→ **EXERCISE DESCRIPTION**: Restate the whole listing word for word. Pictures are left out.
[start GIVEN MATERIAL]
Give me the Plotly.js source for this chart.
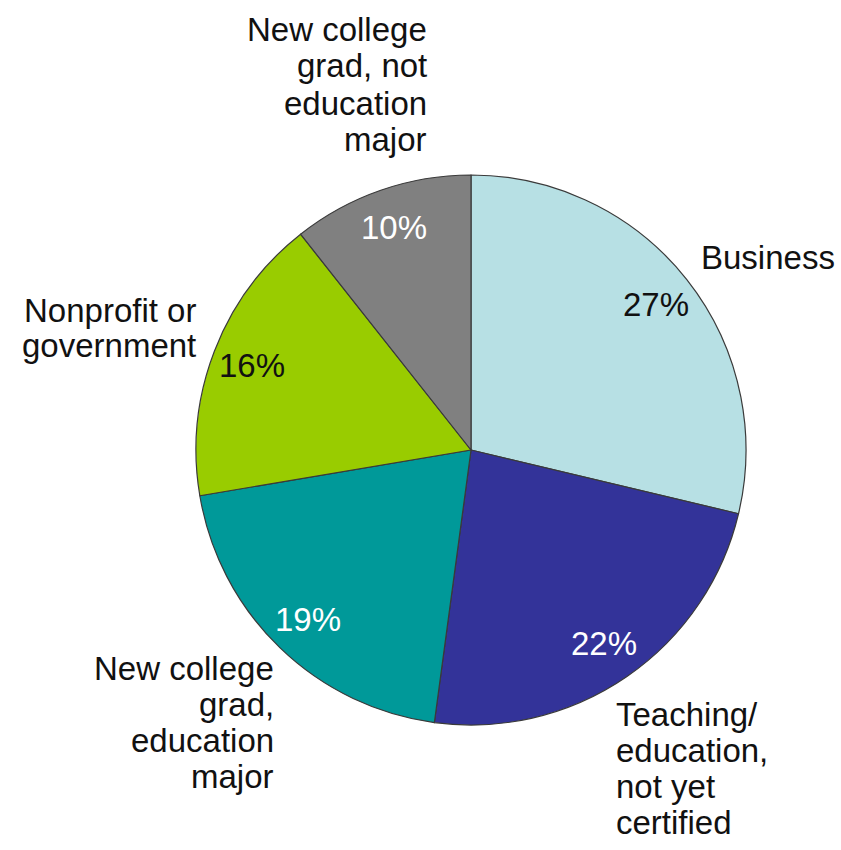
<!DOCTYPE html>
<html>
<head>
<meta charset="utf-8">
<script src="https://cdn.plot.ly/plotly-3.0.1.min.js"></script>
<style>html,body{margin:0;padding:0;background:#fff;}#chart{width:841px;height:850px;}</style>
</head>
<body>
<div id="chart"></div>
<script>
// Data
const categories = ["Business", "Teaching/education, not yet certified", "New college grad, education major", "Nonprofit or government", "New college grad, not education major"];
const values = [27, 22, 19, 16, 10];
const pctLabels = ["27%", "22%", "19%", "16%", "10%"];
const labelLines = [
  ["Business"],
  ["Teaching/", "education,", "not yet", "certified"],
  ["New college", "grad,", "education", "major"],
  ["Nonprofit or", "government"],
  ["New college", "grad, not", "education", "major"]
];

// Styles
const colors = ["#B7E0E4", "#333399", "#009999", "#99CC00", "#808080"];
const pctColors = ["#111111", "#ffffff", "#ffffff", "#111111", "#ffffff"];
const W = 841, H = 850;
const CX = 471, CY = 450, R = 275;
// label placement (pixels): anchor x, first line centre y, alignment, line spacing
const labelPlace = [
  {x: 699, y: 257, align: "left", dy: 37},
  {x: 614, y: 714, align: "left", dy: 36},
  {x: 276, y: 668, align: "right", dy: 36},
  {x: 198, y: 310, align: "right", dy: 36},
  {x: 429, y: 29, align: "right", dy: 37}
];
const FONT = "Liberation Sans, Arial, sans-serif";

const trace = {
  type: "pie",
  labels: categories,
  values: values,
  sort: false,
  direction: "clockwise",
  rotation: 0,
  textinfo: "none",
  hoverinfo: "label+value",
  marker: {colors: colors, line: {color: "#3a3a3a", width: 1.2}},
  domain: {x: [(CX - R) / W, (CX + R) / W], y: [(H - CY - R) / H, (H - CY + R) / H]},
  showlegend: false
};

const annotations = [];
const total = values.reduce((a, b) => a + b, 0);
let cum = 0;
values.forEach((v, i) => {
  const mid = (cum + v / 2) / total * 2 * Math.PI;
  cum += v;
  const px = CX + 0.855 * R * Math.sin(mid);
  const py = CY - 0.855 * R * Math.cos(mid);
  annotations.push({
    xref: "paper", yref: "paper", x: px / W, y: 1 - py / H,
    text: pctLabels[i], showarrow: false, xanchor: "center", yanchor: "middle",
    font: {family: FONT, size: 33, color: pctColors[i]}
  });
  const p = labelPlace[i];
  labelLines[i].forEach((line, j) => {
    annotations.push({
      xref: "paper", yref: "paper", x: p.x / W, y: 1 - (p.y + j * p.dy) / H,
      text: line, showarrow: false, xanchor: p.align, yanchor: "middle",
      font: {family: FONT, size: 33, color: "#111111"}
    });
  });
});

const layout = {
  width: W, height: H,
  margin: {l: 0, r: 0, t: 0, b: 0},
  paper_bgcolor: "#ffffff",
  annotations: annotations
};

Plotly.newPlot("chart", [trace], layout, {displayModeBar: false, staticPlot: true});
</script>
</body>
</html>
[end GIVEN MATERIAL]
→ **EXERCISE SOLUTION**:
Give me the Plotly.js source for this chart.
<!DOCTYPE html>
<html>
<head>
<meta charset="utf-8">
<script src="https://cdn.plot.ly/plotly-3.0.1.min.js"></script>
<style>html,body{margin:0;padding:0;background:#fff;}#chart{width:841px;height:850px;}</style>
</head>
<body>
<div id="chart"></div>
<script>
// Data
const categories = ["Business", "Teaching/education, not yet certified", "New college grad, education major", "Nonprofit or government", "New college grad, not education major"];
const values = [27, 22, 19, 16, 10];
const pctLabels = ["27%", "22%", "19%", "16%", "10%"];
const labelLines = [
  ["Business"],
  ["Teaching/", "education,", "not yet", "certified"],
  ["New college", "grad,", "education", "major"],
  ["Nonprofit or", "government"],
  ["New college", "grad, not", "education", "major"]
];

// Styles
const colors = ["#B7E0E4", "#333399", "#009999", "#99CC00", "#808080"];
const pctColors = ["#111111", "#ffffff", "#ffffff", "#111111", "#ffffff"];
const W = 841, H = 850;
const CX = 471, CY = 450, R = 275;
// label placement (pixels): anchor x, first line centre y, alignment, line spacing
const labelPlace = [
  {x: 699, y: 257, align: "left", dy: 37},
  {x: 614, y: 714, align: "left", dy: 36},
  {x: 276, y: 668, align: "right", dy: 36},
  {x: 198, y: 310, align: "right", dy: 36},
  {x: 429, y: 29, align: "right", dy: 37}
];
const FONT = "Liberation Sans, Arial, sans-serif";

const trace = {
  type: "pie",
  labels: categories,
  values: values,
  sort: false,
  direction: "clockwise",
  rotation: 0,
  textinfo: "none",
  hoverinfo: "label+value",
  marker: {colors: colors, line: {color: "#3a3a3a", width: 1.2}},
  domain: {x: [(CX - R) / W, (CX + R) / W], y: [(H - CY - R) / H, (H - CY + R) / H]},
  showlegend: false
};

const annotations = [];
const total = values.reduce((a, b) => a + b, 0);
let cum = 0;
values.forEach((v, i) => {
  const mid = (cum + v / 2) / total * 2 * Math.PI;
  cum += v;
  const px = CX + 0.855 * R * Math.sin(mid);
  const py = CY - 0.855 * R * Math.cos(mid);
  annotations.push({
    xref: "paper", yref: "paper", x: px / W, y: 1 - py / H,
    text: pctLabels[i], showarrow: false, xanchor: "center", yanchor: "middle",
    font: {family: FONT, size: 33, color: pctColors[i]}
  });
  const p = labelPlace[i];
  labelLines[i].forEach((line, j) => {
    annotations.push({
      xref: "paper", yref: "paper", x: p.x / W, y: 1 - (p.y + j * p.dy) / H,
      text: line, showarrow: false, xanchor: p.align, yanchor: "middle",
      font: {family: FONT, size: 33, color: "#111111"}
    });
  });
});

const layout = {
  width: W, height: H,
  margin: {l: 0, r: 0, t: 0, b: 0},
  paper_bgcolor: "#ffffff",
  annotations: annotations
};

Plotly.newPlot("chart", [trace], layout, {displayModeBar: false, staticPlot: true});
</script>
</body>
</html>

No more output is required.